The package can be broken down into three key parts. The first is the actual set of programs that attempt to automate security checks that are often performed manually (or perhaps with self written short shell scripts or programs) by a systems administrator. The second part is the documentation, which details how to set up, operate, and to interpret any results given by the programs. Finally, COPS is an evolving beast. It includes a list of possible extensions that might appear in future releases, as well as pointers to other works in UNIX security that could not be included at this time, due to space or other restrictions.

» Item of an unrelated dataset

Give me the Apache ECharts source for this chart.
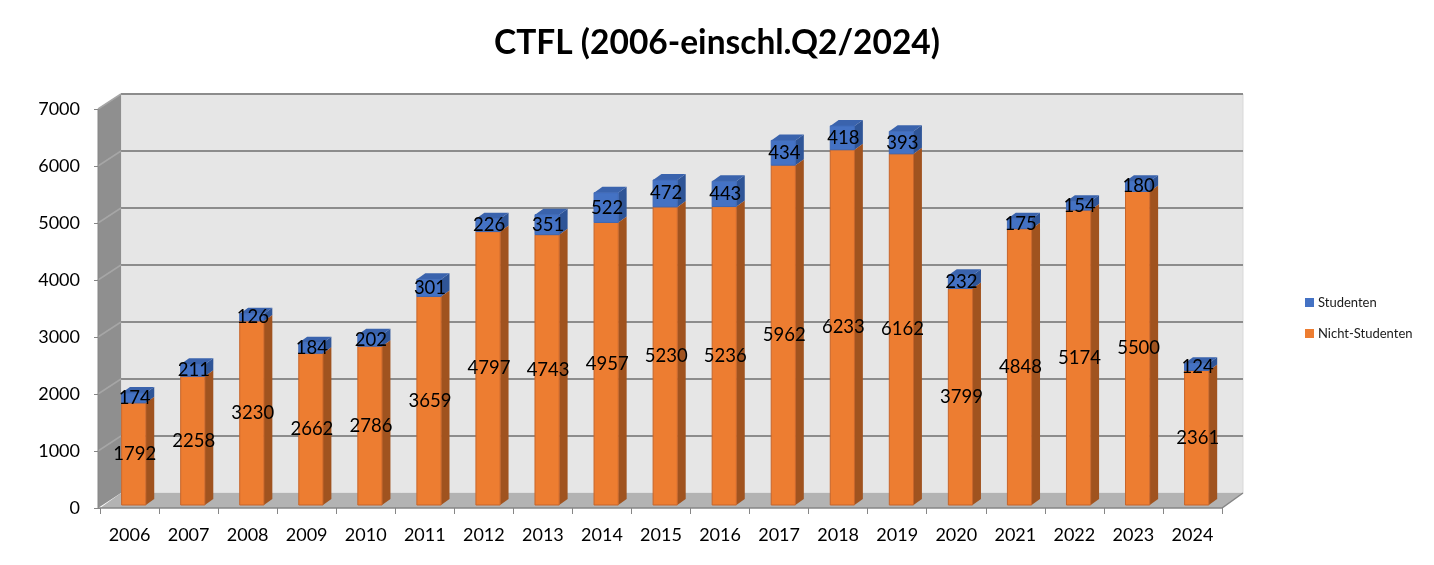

COPS is a collection of about a dozen (actually, a few more, but a dozen is such a good sounding number) programs that each attempt to tackle a different problem area of UNIX security. Here is what it currently checks:
All of the programs merely warn the user of a potential problem -- COPS DOES NOT ATTEMPT TO CORRECT OR EXPLOIT ANY OF THE POTENTIAL PROBLEMS IT FINDS! There is an option to generate a file containing shell commands that attempt to fix (at least of subset of) the problems found, but it should be carefully examined, possibly edited, and finally must be run manually, and probably by root, since many of the problems that need to be corrected deal with system files. COPS will either mail or create a file (user selectable) containing the problems it finds while running on your system. Because COPS does not correct potential hazards it finds, it does _not_ have to be run by a privileged account (i.e. root or whomever.) The only security check that should be run by root to get maximum results is the SUID checker: although it can be run as an unprivileged user, it should be run as root so that it can find all the SUID files in a system. In addition, if key binaries are not world-readable, only executable, the CRC checking program ("crc.chk") needs to be run as a privileged user to read the files in question to get the result. Also note that COPS cannot used to probe a host remotely; all the tests and checks made require a shell that is on the host being tested.
The programs that make up COPS were originally written primarily in Bourne shell (using awk, sed, grep, etc.) for (hopefully) maximum portability, with a few written in C for speed (most notably parts of the Kuang expert system and the implementation of fast user home directory searching), but the entire system should run on most BSD and System V machines with a minimum of tweaking. In addition, a perl version is included that, while perhaps not as portable as the shell/C version, has some advantages.
COPS mostly provides a method of checking for common procedural errors. It is not meant to be used as a replacement for common sense or user/operator/administrative alertness! Think of it as an aid, a first line of defense, not as an impenetrable shield against security woes. An experienced wrong-doer could easily circumvent *any* protection that COPS can give. However, COPS *can* aid a system in protecting its users from (their own?) ignorance, carelessness, and the occasional malcontent user.
Once again, COPS does not directly correct any errors found. There are several reasons for this: first and foremost, computer security is a slippery beast. What is a major breach in security at one site may be a standard policy of openness at another site. Additionally, in order to correct all problems it finds, it would have to be run as a privileged user; I'm not going to go into the myriad problems of running SUID shell scripts -- suffice it to say it's a bad idea that can give an attacker privileges equal to whatever account the shell is SUID to.
COPS is meant to be a tool to aid in the tightening of security, not as a weapon to be used by an enemy to find security flaws in a system. It may be argued that allowing anyone to have access to such a tool may be dangerous. But hopefully the overall benefit for systems that use this package will outweigh any negative impact. To me it is akin to a law enforcement problem -- that although telling the public how to break into a house may foster a slight rise in break-in attempts, the overall rise in public awareness on how to defend themselves would actually result in a drop in break-ins. The crackers with black hats already know how to crush system defenses and have similar tools, I'm sure. It's time we fought back.
COPS is not the final answer to anyone's security woes. You can use the system as long as you realize that COPS has no warranty, implied or otherwise, and that any problems that you may have with it are not my or any of the other authors' fault. I will certainly attempt to help you solve them, if I am able. If you have ideas for additional programs, or a better implementation of any of the programs here, I would be very interested in seeing them.
So good luck, and I hope you find COPS useful as we plunge into UNIX of the 1990's.